* Problem requirements
Set down the material below word for word, excluding the pictures.

* Data lines
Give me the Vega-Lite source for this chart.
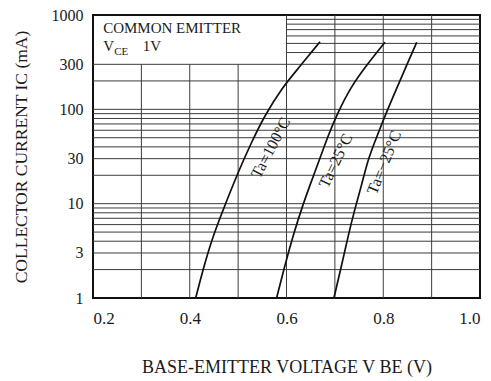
{
  "$schema": "https://vega.github.io/schema/vega-lite/v6.json",
  "width": 387,
  "height": 283,
  "autosize": {"type": "none"},
  "padding": {"left": 93, "top": 15, "right": 11, "bottom": 83},
  "background": "white",
  "config": {
    "font": "Liberation Serif",
    "view": {"stroke": "#111", "strokeWidth": 2},
    "axis": {"grid": false, "ticks": false, "domain": false, "labelColor": "#1a1a1a", "titleColor": "#1a1a1a", "labelFont": "Liberation Serif", "titleFont": "Liberation Serif", "titleFontWeight": "normal"}
  },
  "datasets": {
    "curves": [
      {"ta": "100", "v": 0.4123, "ic": 1},
      {"ta": "100", "v": 0.428, "ic": 2.06},
      {"ta": "100", "v": 0.4487, "ic": 4.65},
      {"ta": "100", "v": 0.4729, "ic": 9.68},
      {"ta": "100", "v": 0.5004, "ic": 21.8},
      {"ta": "100", "v": 0.5281, "ic": 45.4},
      {"ta": "100", "v": 0.5556, "ic": 87.1},
      {"ta": "100", "v": 0.5901, "ic": 167},
      {"ta": "100", "v": 0.6244, "ic": 272},
      {"ta": "100", "v": 0.6693, "ic": 521},
      {"ta": "25", "v": 0.5795, "ic": 1},
      {"ta": "25", "v": 0.5969, "ic": 2.24},
      {"ta": "25", "v": 0.614, "ic": 4.65},
      {"ta": "25", "v": 0.6314, "ic": 8.93},
      {"ta": "25", "v": 0.6486, "ic": 15.8},
      {"ta": "25", "v": 0.6693, "ic": 30.3},
      {"ta": "25", "v": 0.6864, "ic": 53.5},
      {"ta": "25", "v": 0.7071, "ic": 94.4},
      {"ta": "25", "v": 0.7313, "ic": 167},
      {"ta": "25", "v": 0.7658, "ic": 295},
      {"ta": "25", "v": 0.8036, "ic": 514},
      {"ta": "-25", "v": 0.698, "ic": 1},
      {"ta": "-25", "v": 0.7141, "ic": 2.24},
      {"ta": "-25", "v": 0.7278, "ic": 4.65},
      {"ta": "-25", "v": 0.7416, "ic": 8.93},
      {"ta": "-25", "v": 0.7554, "ic": 15.8},
      {"ta": "-25", "v": 0.7691, "ic": 30.3},
      {"ta": "-25", "v": 0.7881, "ic": 53.5},
      {"ta": "-25", "v": 0.8071, "ic": 94.4},
      {"ta": "-25", "v": 0.8278, "ic": 167},
      {"ta": "-25", "v": 0.8485, "ic": 295},
      {"ta": "-25", "v": 0.8692, "ic": 514}
    ],
    "vgrid": [
      {"v": 0.3, "lo": 1, "hi": 300},
      {"v": 0.4, "lo": 1, "hi": 300},
      {"v": 0.5, "lo": 1, "hi": 300},
      {"v": 0.6, "lo": 1, "hi": 1000},
      {"v": 0.7, "lo": 1, "hi": 1000},
      {"v": 0.8, "lo": 1, "hi": 1000},
      {"v": 0.9, "lo": 1, "hi": 1000}
    ],
    "hgrid": [
      {"ic": 2, "from": 0.2, "to": 1.0},
      {"ic": 3, "from": 0.2, "to": 1.0},
      {"ic": 4, "from": 0.2, "to": 1.0},
      {"ic": 5, "from": 0.2, "to": 1.0},
      {"ic": 6, "from": 0.2, "to": 1.0},
      {"ic": 7, "from": 0.2, "to": 1.0},
      {"ic": 8, "from": 0.2, "to": 1.0},
      {"ic": 9, "from": 0.2, "to": 1.0},
      {"ic": 10, "from": 0.2, "to": 1.0},
      {"ic": 20, "from": 0.2, "to": 1.0},
      {"ic": 30, "from": 0.2, "to": 1.0},
      {"ic": 40, "from": 0.2, "to": 1.0},
      {"ic": 50, "from": 0.2, "to": 1.0},
      {"ic": 60, "from": 0.2, "to": 1.0},
      {"ic": 70, "from": 0.2, "to": 1.0},
      {"ic": 80, "from": 0.2, "to": 1.0},
      {"ic": 90, "from": 0.2, "to": 1.0},
      {"ic": 100, "from": 0.2, "to": 1.0},
      {"ic": 200, "from": 0.2, "to": 1.0},
      {"ic": 300, "from": 0.2, "to": 1.0},
      {"ic": 400, "from": 0.6, "to": 1.0},
      {"ic": 500, "from": 0.6, "to": 1.0},
      {"ic": 600, "from": 0.6, "to": 1.0},
      {"ic": 700, "from": 0.6, "to": 1.0},
      {"ic": 800, "from": 0.6, "to": 1.0},
      {"ic": 900, "from": 0.6, "to": 1.0}
    ],
    "tlabels": [
      {"text": "Ta=100°C", "v": 0.5675, "ic": 39, "rot": -62},
      {"text": "Ta=25°C", "v": 0.702, "ic": 28.5, "rot": -64},
      {"text": "Ta=−25°C", "v": 0.802, "ic": 27.3, "rot": -68}
    ],
    "boxtext": [
      {"text": "COMMON EMITTER", "v": 0.221, "ic": 640},
      {"text": "V", "v": 0.221, "ic": 415},
      {"text": "1V", "v": 0.303, "ic": 415}
    ],
    "boxsub": [
      {"text": "CE", "v": 0.244, "ic": 375}
    ]
  },
  "encoding": {
    "x": {
      "type": "quantitative",
      "scale": {"domain": [0.2, 1.0], "nice": false, "zero": false},
      "axis": {"values": [0.2, 0.4, 0.6, 0.8, 1.0], "format": ".1f", "labelFont": "Liberation Serif", "labelFontSize": 17, "labelPadding": 12,
               "title": "BASE-EMITTER VOLTAGE V BE (V)", "titleFontSize": 18, "titlePadding": 32}
    },
    "y": {
      "type": "quantitative",
      "scale": {"type": "log", "domain": [1, 1000], "nice": false},
      "axis": {"values": [1, 3, 10, 30, 100, 300, 1000], "format": "d", "labelFont": "Liberation Serif", "labelFontSize": 16, "labelPadding": 10,
               "title": "COLLECTOR CURRENT IC  (mA)", "titleFontSize": 17.5, "titleX": -67, "titleY": 141.5, "titleAngle": -90, "titleBaseline": "alphabetic", "titleAlign": "center"}
    }
  },
  "layer": [
    {
      "data": {"name": "hgrid"},
      "mark": {"type": "rule", "color": "#3c3c3c", "strokeWidth": 1},
      "encoding": {"x": {"field": "from"}, "x2": {"field": "to"}, "y": {"field": "ic"}}
    },
    {
      "data": {"name": "vgrid"},
      "mark": {"type": "rule", "color": "#3c3c3c", "strokeWidth": 1},
      "encoding": {"x": {"field": "v"}, "y": {"field": "lo"}, "y2": {"field": "hi"}}
    },
    {
      "data": {"name": "curves"},
      "mark": {"type": "line", "color": "#111", "strokeWidth": 1.7, "interpolate": "basis"},
      "encoding": {"x": {"field": "v"}, "y": {"field": "ic"}, "detail": {"field": "ta"}, "order": {"field": "ic"}}
    },
    {
      "data": {"name": "tlabels"},
      "mark": {"type": "text", "fontSize": 16, "color": "#1a1a1a", "align": "center", "baseline": "middle"},
      "encoding": {"x": {"field": "v"}, "y": {"field": "ic"}, "text": {"field": "text"}, "angle": {"field": "rot", "type": "quantitative", "scale": null}}
    },
    {
      "data": {"name": "boxtext"},
      "mark": {"type": "text", "fontSize": 15, "color": "#1a1a1a", "align": "left", "baseline": "alphabetic"},
      "encoding": {"x": {"field": "v"}, "y": {"field": "ic"}, "text": {"field": "text"}}
    },
    {
      "data": {"name": "boxsub"},
      "mark": {"type": "text", "fontSize": 11, "color": "#1a1a1a", "align": "left", "baseline": "alphabetic"},
      "encoding": {"x": {"field": "v"}, "y": {"field": "ic"}, "text": {"field": "text"}}
    }
  ]
}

* Full output
Give me the Vega-Lite source for this chart.
{
  "$schema": "https://vega.github.io/schema/vega-lite/v6.json",
  "width": 387,
  "height": 283,
  "autosize": {"type": "none"},
  "padding": {"left": 93, "top": 15, "right": 11, "bottom": 83},
  "background": "white",
  "config": {
    "font": "Liberation Serif",
    "view": {"stroke": "#111", "strokeWidth": 2},
    "axis": {"grid": false, "ticks": false, "domain": false, "labelColor": "#1a1a1a", "titleColor": "#1a1a1a", "labelFont": "Liberation Serif", "titleFont": "Liberation Serif", "titleFontWeight": "normal"}
  },
  "datasets": {
    "curves": [
      {"ta": "100", "v": 0.4123, "ic": 1},
      {"ta": "100", "v": 0.428, "ic": 2.06},
      {"ta": "100", "v": 0.4487, "ic": 4.65},
      {"ta": "100", "v": 0.4729, "ic": 9.68},
      {"ta": "100", "v": 0.5004, "ic": 21.8},
      {"ta": "100", "v": 0.5281, "ic": 45.4},
      {"ta": "100", "v": 0.5556, "ic": 87.1},
      {"ta": "100", "v": 0.5901, "ic": 167},
      {"ta": "100", "v": 0.6244, "ic": 272},
      {"ta": "100", "v": 0.6693, "ic": 521},
      {"ta": "25", "v": 0.5795, "ic": 1},
      {"ta": "25", "v": 0.5969, "ic": 2.24},
      {"ta": "25", "v": 0.614, "ic": 4.65},
      {"ta": "25", "v": 0.6314, "ic": 8.93},
      {"ta": "25", "v": 0.6486, "ic": 15.8},
      {"ta": "25", "v": 0.6693, "ic": 30.3},
      {"ta": "25", "v": 0.6864, "ic": 53.5},
      {"ta": "25", "v": 0.7071, "ic": 94.4},
      {"ta": "25", "v": 0.7313, "ic": 167},
      {"ta": "25", "v": 0.7658, "ic": 295},
      {"ta": "25", "v": 0.8036, "ic": 514},
      {"ta": "-25", "v": 0.698, "ic": 1},
      {"ta": "-25", "v": 0.7141, "ic": 2.24},
      {"ta": "-25", "v": 0.7278, "ic": 4.65},
      {"ta": "-25", "v": 0.7416, "ic": 8.93},
      {"ta": "-25", "v": 0.7554, "ic": 15.8},
      {"ta": "-25", "v": 0.7691, "ic": 30.3},
      {"ta": "-25", "v": 0.7881, "ic": 53.5},
      {"ta": "-25", "v": 0.8071, "ic": 94.4},
      {"ta": "-25", "v": 0.8278, "ic": 167},
      {"ta": "-25", "v": 0.8485, "ic": 295},
      {"ta": "-25", "v": 0.8692, "ic": 514}
    ],
    "vgrid": [
      {"v": 0.3, "lo": 1, "hi": 300},
      {"v": 0.4, "lo": 1, "hi": 300},
      {"v": 0.5, "lo": 1, "hi": 300},
      {"v": 0.6, "lo": 1, "hi": 1000},
      {"v": 0.7, "lo": 1, "hi": 1000},
      {"v": 0.8, "lo": 1, "hi": 1000},
      {"v": 0.9, "lo": 1, "hi": 1000}
    ],
    "hgrid": [
      {"ic": 2, "from": 0.2, "to": 1.0},
      {"ic": 3, "from": 0.2, "to": 1.0},
      {"ic": 4, "from": 0.2, "to": 1.0},
      {"ic": 5, "from": 0.2, "to": 1.0},
      {"ic": 6, "from": 0.2, "to": 1.0},
      {"ic": 7, "from": 0.2, "to": 1.0},
      {"ic": 8, "from": 0.2, "to": 1.0},
      {"ic": 9, "from": 0.2, "to": 1.0},
      {"ic": 10, "from": 0.2, "to": 1.0},
      {"ic": 20, "from": 0.2, "to": 1.0},
      {"ic": 30, "from": 0.2, "to": 1.0},
      {"ic": 40, "from": 0.2, "to": 1.0},
      {"ic": 50, "from": 0.2, "to": 1.0},
      {"ic": 60, "from": 0.2, "to": 1.0},
      {"ic": 70, "from": 0.2, "to": 1.0},
      {"ic": 80, "from": 0.2, "to": 1.0},
      {"ic": 90, "from": 0.2, "to": 1.0},
      {"ic": 100, "from": 0.2, "to": 1.0},
      {"ic": 200, "from": 0.2, "to": 1.0},
      {"ic": 300, "from": 0.2, "to": 1.0},
      {"ic": 400, "from": 0.6, "to": 1.0},
      {"ic": 500, "from": 0.6, "to": 1.0},
      {"ic": 600, "from": 0.6, "to": 1.0},
      {"ic": 700, "from": 0.6, "to": 1.0},
      {"ic": 800, "from": 0.6, "to": 1.0},
      {"ic": 900, "from": 0.6, "to": 1.0}
    ],
    "tlabels": [
      {"text": "Ta=100°C", "v": 0.5675, "ic": 39, "rot": -62},
      {"text": "Ta=25°C", "v": 0.702, "ic": 28.5, "rot": -64},
      {"text": "Ta=−25°C", "v": 0.802, "ic": 27.3, "rot": -68}
    ],
    "boxtext": [
      {"text": "COMMON EMITTER", "v": 0.221, "ic": 640},
      {"text": "V", "v": 0.221, "ic": 415},
      {"text": "1V", "v": 0.303, "ic": 415}
    ],
    "boxsub": [
      {"text": "CE", "v": 0.244, "ic": 375}
    ]
  },
  "encoding": {
    "x": {
      "type": "quantitative",
      "scale": {"domain": [0.2, 1.0], "nice": false, "zero": false},
      "axis": {"values": [0.2, 0.4, 0.6, 0.8, 1.0], "format": ".1f", "labelFont": "Liberation Serif", "labelFontSize": 17, "labelPadding": 12,
               "title": "BASE-EMITTER VOLTAGE V BE (V)", "titleFontSize": 18, "titlePadding": 32}
    },
    "y": {
      "type": "quantitative",
      "scale": {"type": "log", "domain": [1, 1000], "nice": false},
      "axis": {"values": [1, 3, 10, 30, 100, 300, 1000], "format": "d", "labelFont": "Liberation Serif", "labelFontSize": 16, "labelPadding": 10,
               "title": "COLLECTOR CURRENT IC  (mA)", "titleFontSize": 17.5, "titleX": -67, "titleY": 141.5, "titleAngle": -90, "titleBaseline": "alphabetic", "titleAlign": "center"}
    }
  },
  "layer": [
    {
      "data": {"name": "hgrid"},
      "mark": {"type": "rule", "color": "#3c3c3c", "strokeWidth": 1},
      "encoding": {"x": {"field": "from"}, "x2": {"field": "to"}, "y": {"field": "ic"}}
    },
    {
      "data": {"name": "vgrid"},
      "mark": {"type": "rule", "color": "#3c3c3c", "strokeWidth": 1},
      "encoding": {"x": {"field": "v"}, "y": {"field": "lo"}, "y2": {"field": "hi"}}
    },
    {
      "data": {"name": "curves"},
      "mark": {"type": "line", "color": "#111", "strokeWidth": 1.7, "interpolate": "basis"},
      "encoding": {"x": {"field": "v"}, "y": {"field": "ic"}, "detail": {"field": "ta"}, "order": {"field": "ic"}}
    },
    {
      "data": {"name": "tlabels"},
      "mark": {"type": "text", "fontSize": 16, "color": "#1a1a1a", "align": "center", "baseline": "middle"},
      "encoding": {"x": {"field": "v"}, "y": {"field": "ic"}, "text": {"field": "text"}, "angle": {"field": "rot", "type": "quantitative", "scale": null}}
    },
    {
      "data": {"name": "boxtext"},
      "mark": {"type": "text", "fontSize": 15, "color": "#1a1a1a", "align": "left", "baseline": "alphabetic"},
      "encoding": {"x": {"field": "v"}, "y": {"field": "ic"}, "text": {"field": "text"}}
    },
    {
      "data": {"name": "boxsub"},
      "mark": {"type": "text", "fontSize": 11, "color": "#1a1a1a", "align": "left", "baseline": "alphabetic"},
      "encoding": {"x": {"field": "v"}, "y": {"field": "ic"}, "text": {"field": "text"}}
    }
  ]
}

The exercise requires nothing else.